Below is some material; set it all down exactly, apart from the pictures.

Data:
==============================

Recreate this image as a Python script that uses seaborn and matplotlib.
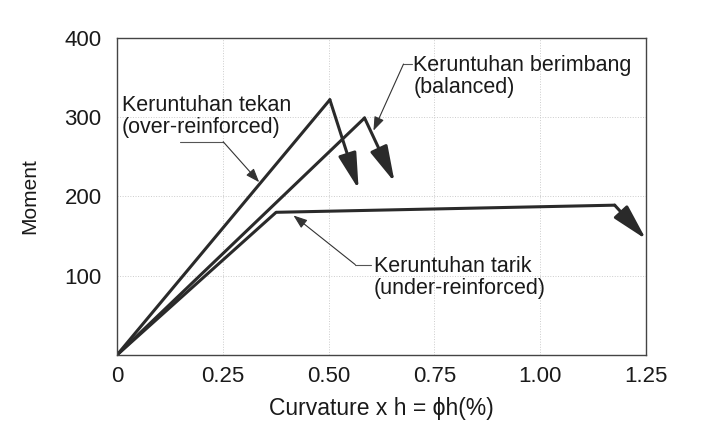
"""Momen - kurvatur: tiga jenis keruntuhan balok"""

import numpy as np
import pandas as pd
import matplotlib
matplotlib.use('Agg')
import matplotlib.pyplot as plt
import seaborn as sns

# data kurva (x = curvature x h, y = moment)
over_x = [0.0, 0.503, 0.571]
over_y = [0, 322, 209]
bal_x = [0.0, 0.585, 0.656]
bal_y = [0, 299, 218]
under_x = [0.0, 0.376, 1.176, 1.25]
under_y = [0, 180, 189, 146]

x_ticks = [0, 0.25, 0.50, 0.75, 1.00, 1.25]
x_ticklabels = ['0', '0.25', '0.50', '0.75', '1.00', '1.25']
y_ticks = [100, 200, 300, 400]
y_ticklabels = ['100', '200', '300', '400']

label_over = 'Keruntuhan tekan\n(over-reinforced)'
label_bal = 'Keruntuhan berimbang\n(balanced)'
label_under = 'Keruntuhan tarik\n(under-reinforced)'

sns.set_style('white')
plt.rcParams['font.family'] = ['Liberation Sans', 'DejaVu Sans']

fig = plt.figure(figsize=(7.06, 4.26), dpi=100)
ax = fig.add_axes([0.1657, 0.1667, 0.7493, 0.7443])

LINE = '#2a2a2a'


def draw_curve(xs, ys):
    df = pd.DataFrame({'x': xs[:-1], 'y': ys[:-1]})
    sns.lineplot(data=df, x='x', y='y', sort=False, color=LINE, lw=2.2, ax=ax)
    # segmen terakhir = panah keruntuhan
    ax.annotate('', xy=(xs[-1], ys[-1]), xytext=(xs[-2], ys[-2]),
                arrowprops=dict(arrowstyle='-|>,head_length=1.1,head_width=0.28',
                                color=LINE, lw=2.2, mutation_scale=20,
                                shrinkA=0, shrinkB=0))


draw_curve(over_x, over_y)
draw_curve(bal_x, bal_y)
draw_curve(under_x, under_y)


def leader(text, text_xy, path, tip):
    ax.text(*text_xy, text, fontsize=15.5, color='#1a1a1a',
            va='top', ha='left', linespacing=1.05)
    ax.plot([p[0] for p in path], [p[1] for p in path],
            color='#555555', lw=0.8)
    ax.annotate('', xy=tip, xytext=path[-1],
                arrowprops=dict(arrowstyle='-|>,head_length=0.6,head_width=0.22',
                                color='#333333', lw=0.8, mutation_scale=14,
                                shrinkA=0, shrinkB=0))


leader(label_over, (0.012, 328), [(0.149, 269), (0.251, 269)], (0.336, 218))
leader(label_bal, (0.700, 378), [(0.698, 367), (0.677, 367)], (0.606, 283))
leader(label_under, (0.607, 125), [(0.601, 114), (0.563, 114)], (0.417, 176))

ax.set_xlim(0, 1.25)
ax.set_ylim(0, 400)
ax.set_xticks(x_ticks)
ax.set_xticklabels(x_ticklabels)
ax.set_yticks(y_ticks)
ax.set_yticklabels(y_ticklabels)
ax.tick_params(axis='x', length=0, pad=8, labelsize=16, colors='#1a1a1a')
ax.tick_params(axis='y', length=0, pad=11, labelsize=16, colors='#1a1a1a')

ax.grid(True, color='#cccccc', lw=0.7, ls=':')
for s in ax.spines.values():
    s.set_visible(True)
    s.set_color('#444444')
    s.set_linewidth(1.0)

ax.set_xlabel('Curvature x h = ϕh(%)', fontsize=16.5, labelpad=7, color='#1a1a1a')
ax.set_ylabel('Moment', fontsize=15, labelpad=18, color='#1a1a1a')

fig.savefig('out.png', dpi=100)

==============================

Answer to this problem:
Recreate this image as a Python script that uses seaborn and matplotlib.
"""Momen - kurvatur: tiga jenis keruntuhan balok"""

import numpy as np
import pandas as pd
import matplotlib
matplotlib.use('Agg')
import matplotlib.pyplot as plt
import seaborn as sns

# data kurva (x = curvature x h, y = moment)
over_x = [0.0, 0.503, 0.571]
over_y = [0, 322, 209]
bal_x = [0.0, 0.585, 0.656]
bal_y = [0, 299, 218]
under_x = [0.0, 0.376, 1.176, 1.25]
under_y = [0, 180, 189, 146]

x_ticks = [0, 0.25, 0.50, 0.75, 1.00, 1.25]
x_ticklabels = ['0', '0.25', '0.50', '0.75', '1.00', '1.25']
y_ticks = [100, 200, 300, 400]
y_ticklabels = ['100', '200', '300', '400']

label_over = 'Keruntuhan tekan\n(over-reinforced)'
label_bal = 'Keruntuhan berimbang\n(balanced)'
label_under = 'Keruntuhan tarik\n(under-reinforced)'

sns.set_style('white')
plt.rcParams['font.family'] = ['Liberation Sans', 'DejaVu Sans']

fig = plt.figure(figsize=(7.06, 4.26), dpi=100)
ax = fig.add_axes([0.1657, 0.1667, 0.7493, 0.7443])

LINE = '#2a2a2a'


def draw_curve(xs, ys):
    df = pd.DataFrame({'x': xs[:-1], 'y': ys[:-1]})
    sns.lineplot(data=df, x='x', y='y', sort=False, color=LINE, lw=2.2, ax=ax)
    # segmen terakhir = panah keruntuhan
    ax.annotate('', xy=(xs[-1], ys[-1]), xytext=(xs[-2], ys[-2]),
                arrowprops=dict(arrowstyle='-|>,head_length=1.1,head_width=0.28',
                                color=LINE, lw=2.2, mutation_scale=20,
                                shrinkA=0, shrinkB=0))


draw_curve(over_x, over_y)
draw_curve(bal_x, bal_y)
draw_curve(under_x, under_y)


def leader(text, text_xy, path, tip):
    ax.text(*text_xy, text, fontsize=15.5, color='#1a1a1a',
            va='top', ha='left', linespacing=1.05)
    ax.plot([p[0] for p in path], [p[1] for p in path],
            color='#555555', lw=0.8)
    ax.annotate('', xy=tip, xytext=path[-1],
                arrowprops=dict(arrowstyle='-|>,head_length=0.6,head_width=0.22',
                                color='#333333', lw=0.8, mutation_scale=14,
                                shrinkA=0, shrinkB=0))


leader(label_over, (0.012, 328), [(0.149, 269), (0.251, 269)], (0.336, 218))
leader(label_bal, (0.700, 378), [(0.698, 367), (0.677, 367)], (0.606, 283))
leader(label_under, (0.607, 125), [(0.601, 114), (0.563, 114)], (0.417, 176))

ax.set_xlim(0, 1.25)
ax.set_ylim(0, 400)
ax.set_xticks(x_ticks)
ax.set_xticklabels(x_ticklabels)
ax.set_yticks(y_ticks)
ax.set_yticklabels(y_ticklabels)
ax.tick_params(axis='x', length=0, pad=8, labelsize=16, colors='#1a1a1a')
ax.tick_params(axis='y', length=0, pad=11, labelsize=16, colors='#1a1a1a')

ax.grid(True, color='#cccccc', lw=0.7, ls=':')
for s in ax.spines.values():
    s.set_visible(True)
    s.set_color('#444444')
    s.set_linewidth(1.0)

ax.set_xlabel('Curvature x h = ϕh(%)', fontsize=16.5, labelpad=7, color='#1a1a1a')
ax.set_ylabel('Moment', fontsize=15, labelpad=18, color='#1a1a1a')

fig.savefig('out.png', dpi=100)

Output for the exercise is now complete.